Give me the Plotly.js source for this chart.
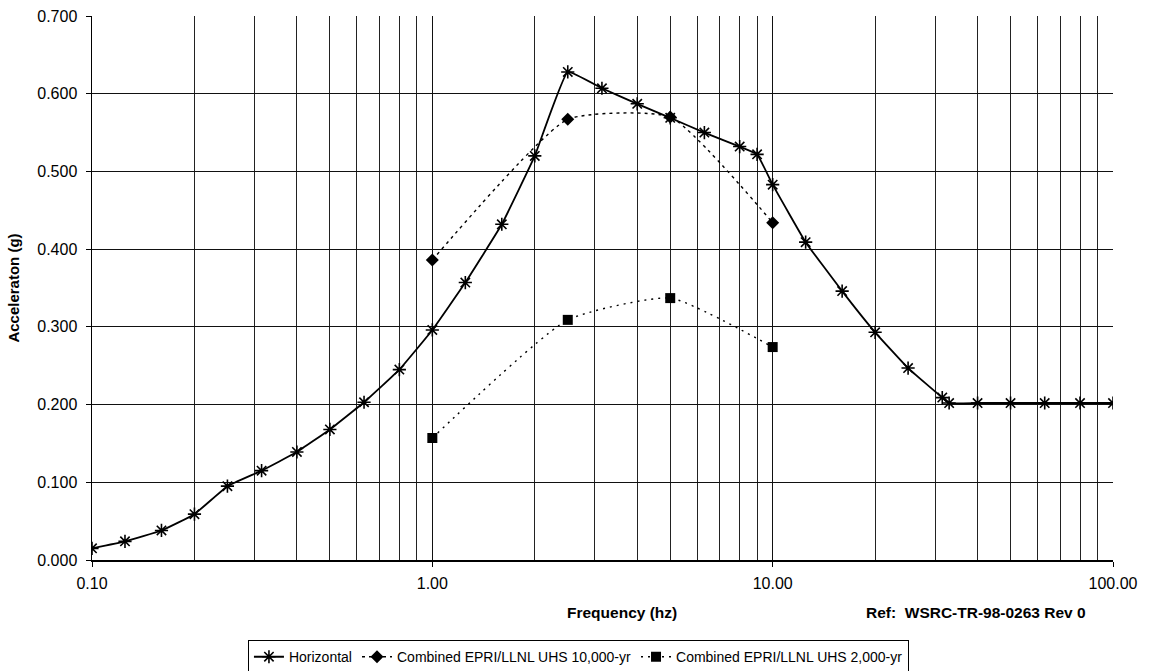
<!DOCTYPE html>
<html>
<head>
<meta charset="utf-8">
<script src="https://cdn.plot.ly/plotly-3.0.1.min.js"></script>
<style>html,body{margin:0;padding:0;background:#fff;}#chart{width:1150px;height:671px;}</style>
</head>
<body>
<div id="chart"></div>
<script>
// Horizontal spectrum
const hFreq = [0.1,0.125,0.16,0.2,0.25,0.315,0.4,0.5,0.63,0.8,1.0,1.25,1.6,2.0,2.5,3.15,4.0,5.0,6.3,8.0,9.0,10.0,12.5,16,20,25,31.5,33,40,50,63,80,100];
const hAcc  = [0.015,0.024,0.038,0.059,0.095,0.115,0.139,0.168,0.203,0.245,0.296,0.357,0.432,0.520,0.628,0.607,0.587,0.569,0.550,0.532,0.522,0.483,0.409,0.346,0.293,0.247,0.209,0.202,0.202,0.202,0.202,0.202,0.202];
// Combined EPRI/LLNL UHS
const uhsFreq = [1.0,2.5,5.0,10.0];
const uhs10k  = [0.386,0.567,0.570,0.434];
const uhs2k   = [0.157,0.309,0.337,0.274];

const seriesNames = ["Horizontal","Combined EPRI/LLNL UHS 10,000-yr","Combined EPRI/LLNL UHS 2,000-yr"];
const majorTicks = [0.1,1,10,100];
const majorTickText = ["0.10","1.00","10.00","100.00"];
const minorTicks = [0.2,0.3,0.4,0.5,0.6,0.7,0.8,0.9,2,3,4,5,6,7,8,9,20,30,40,50,60,70,80,90];
const yTicks = [0,0.1,0.2,0.3,0.4,0.5,0.6,0.7];
const yTickText = ["0.000","0.100","0.200","0.300","0.400","0.500","0.600","0.700"];

const traces = [
  {x:hFreq, y:hAcc, name:seriesNames[0], type:'scatter', mode:'lines+markers',
   line:{color:'#000', width:1.8, shape:'spline', smoothing:0.3},
   marker:{symbol:'asterisk-open', size:11, color:'#000', line:{color:'#000', width:1.6}}},
  {x:uhsFreq, y:uhs10k, name:seriesNames[1], type:'scatter', mode:'lines+markers',
   line:{color:'#000', width:1.4, dash:'3px,4px', shape:'spline', smoothing:0.5},
   marker:{symbol:'diamond', size:10, color:'#000'}},
  {x:uhsFreq, y:uhs2k, name:seriesNames[2], type:'scatter', mode:'lines+markers',
   line:{color:'#000', width:1.4, dash:'2px,5px', shape:'spline', smoothing:0.5},
   marker:{symbol:'square', size:10, color:'#000'}}
];

const layout = {
  width:1150, height:671,
  margin:{l:92, r:37, t:16, b:111},
  paper_bgcolor:'#fff', plot_bgcolor:'#fff',
  font:{family:'Arial, "Liberation Sans", sans-serif', size:16, color:'#000'},
  showlegend:true,
  legend:{orientation:'h', xref:'container', yref:'container', x:0.503, xanchor:'center', y:0.046, yanchor:'top',
          bordercolor:'#000', borderwidth:1, bgcolor:'#fff',
          font:{family:'"Liberation Sans Narrow", "Arial Narrow", Arial, sans-serif', size:14, color:'#000'},
          itemwidth:30, tracegroupgap:0},
  xaxis:{type:'log', range:[-1,2], tickmode:'array', tickvals:majorTicks, ticktext:majorTickText,
         showgrid:true, gridcolor:'#111', gridwidth:1,
         showline:true, linecolor:'#000', linewidth:1.5, mirror:false,
         ticks:'outside', ticklen:5, tickcolor:'#000', ticklabelstandoff:3,
         minor:{tickmode:'array', tickvals:minorTicks, showgrid:true, gridcolor:'#222', gridwidth:1, ticks:''},
         zeroline:false, tickfont:{size:16}},
  yaxis:{range:[0,0.7], tickmode:'array', tickvals:yTicks, ticktext:yTickText,
         showgrid:true, gridcolor:'#111', gridwidth:1,
         showline:true, linecolor:'#000', linewidth:1.5,
         ticks:'outside', ticklen:5, tickcolor:'#000', ticklabelstandoff:5,
         zeroline:false, tickfont:{size:16},
         title:{text:'<b>Acceleraton (g)</b>', font:{size:15}, standoff:14}},
  annotations:[
    {xref:'paper', yref:'paper', x:(622-92)/1021, y:-(612-560)/544, xanchor:'center', yanchor:'middle',
     text:'<b>Frequency (hz)</b>', showarrow:false, font:{size:15.5}},
    {xref:'paper', yref:'paper', x:(1088-92)/1021, y:-(612-560)/544, xanchor:'right', yanchor:'middle',
     text:'<b>Ref:  WSRC-TR-98-0263 Rev 0</b>', showarrow:false, font:{size:15.5}}
  ]
};

Plotly.newPlot('chart', traces, layout, {displayModeBar:false, staticPlot:true});
</script>
</body>
</html>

- - - -

§ **Exercise prompt**
From the material above, reproduce everything verbatim except the pictures.

§ **Exercise answer**
Give me the Plotly.js source for this chart.
<!DOCTYPE html>
<html>
<head>
<meta charset="utf-8">
<script src="https://cdn.plot.ly/plotly-3.0.1.min.js"></script>
<style>html,body{margin:0;padding:0;background:#fff;}#chart{width:1150px;height:671px;}</style>
</head>
<body>
<div id="chart"></div>
<script>
// Horizontal spectrum
const hFreq = [0.1,0.125,0.16,0.2,0.25,0.315,0.4,0.5,0.63,0.8,1.0,1.25,1.6,2.0,2.5,3.15,4.0,5.0,6.3,8.0,9.0,10.0,12.5,16,20,25,31.5,33,40,50,63,80,100];
const hAcc  = [0.015,0.024,0.038,0.059,0.095,0.115,0.139,0.168,0.203,0.245,0.296,0.357,0.432,0.520,0.628,0.607,0.587,0.569,0.550,0.532,0.522,0.483,0.409,0.346,0.293,0.247,0.209,0.202,0.202,0.202,0.202,0.202,0.202];
// Combined EPRI/LLNL UHS
const uhsFreq = [1.0,2.5,5.0,10.0];
const uhs10k  = [0.386,0.567,0.570,0.434];
const uhs2k   = [0.157,0.309,0.337,0.274];

const seriesNames = ["Horizontal","Combined EPRI/LLNL UHS 10,000-yr","Combined EPRI/LLNL UHS 2,000-yr"];
const majorTicks = [0.1,1,10,100];
const majorTickText = ["0.10","1.00","10.00","100.00"];
const minorTicks = [0.2,0.3,0.4,0.5,0.6,0.7,0.8,0.9,2,3,4,5,6,7,8,9,20,30,40,50,60,70,80,90];
const yTicks = [0,0.1,0.2,0.3,0.4,0.5,0.6,0.7];
const yTickText = ["0.000","0.100","0.200","0.300","0.400","0.500","0.600","0.700"];

const traces = [
  {x:hFreq, y:hAcc, name:seriesNames[0], type:'scatter', mode:'lines+markers',
   line:{color:'#000', width:1.8, shape:'spline', smoothing:0.3},
   marker:{symbol:'asterisk-open', size:11, color:'#000', line:{color:'#000', width:1.6}}},
  {x:uhsFreq, y:uhs10k, name:seriesNames[1], type:'scatter', mode:'lines+markers',
   line:{color:'#000', width:1.4, dash:'3px,4px', shape:'spline', smoothing:0.5},
   marker:{symbol:'diamond', size:10, color:'#000'}},
  {x:uhsFreq, y:uhs2k, name:seriesNames[2], type:'scatter', mode:'lines+markers',
   line:{color:'#000', width:1.4, dash:'2px,5px', shape:'spline', smoothing:0.5},
   marker:{symbol:'square', size:10, color:'#000'}}
];

const layout = {
  width:1150, height:671,
  margin:{l:92, r:37, t:16, b:111},
  paper_bgcolor:'#fff', plot_bgcolor:'#fff',
  font:{family:'Arial, "Liberation Sans", sans-serif', size:16, color:'#000'},
  showlegend:true,
  legend:{orientation:'h', xref:'container', yref:'container', x:0.503, xanchor:'center', y:0.046, yanchor:'top',
          bordercolor:'#000', borderwidth:1, bgcolor:'#fff',
          font:{family:'"Liberation Sans Narrow", "Arial Narrow", Arial, sans-serif', size:14, color:'#000'},
          itemwidth:30, tracegroupgap:0},
  xaxis:{type:'log', range:[-1,2], tickmode:'array', tickvals:majorTicks, ticktext:majorTickText,
         showgrid:true, gridcolor:'#111', gridwidth:1,
         showline:true, linecolor:'#000', linewidth:1.5, mirror:false,
         ticks:'outside', ticklen:5, tickcolor:'#000', ticklabelstandoff:3,
         minor:{tickmode:'array', tickvals:minorTicks, showgrid:true, gridcolor:'#222', gridwidth:1, ticks:''},
         zeroline:false, tickfont:{size:16}},
  yaxis:{range:[0,0.7], tickmode:'array', tickvals:yTicks, ticktext:yTickText,
         showgrid:true, gridcolor:'#111', gridwidth:1,
         showline:true, linecolor:'#000', linewidth:1.5,
         ticks:'outside', ticklen:5, tickcolor:'#000', ticklabelstandoff:5,
         zeroline:false, tickfont:{size:16},
         title:{text:'<b>Acceleraton (g)</b>', font:{size:15}, standoff:14}},
  annotations:[
    {xref:'paper', yref:'paper', x:(622-92)/1021, y:-(612-560)/544, xanchor:'center', yanchor:'middle',
     text:'<b>Frequency (hz)</b>', showarrow:false, font:{size:15.5}},
    {xref:'paper', yref:'paper', x:(1088-92)/1021, y:-(612-560)/544, xanchor:'right', yanchor:'middle',
     text:'<b>Ref:  WSRC-TR-98-0263 Rev 0</b>', showarrow:false, font:{size:15.5}}
  ]
};

Plotly.newPlot('chart', traces, layout, {displayModeBar:false, staticPlot:true});
</script>
</body>
</html>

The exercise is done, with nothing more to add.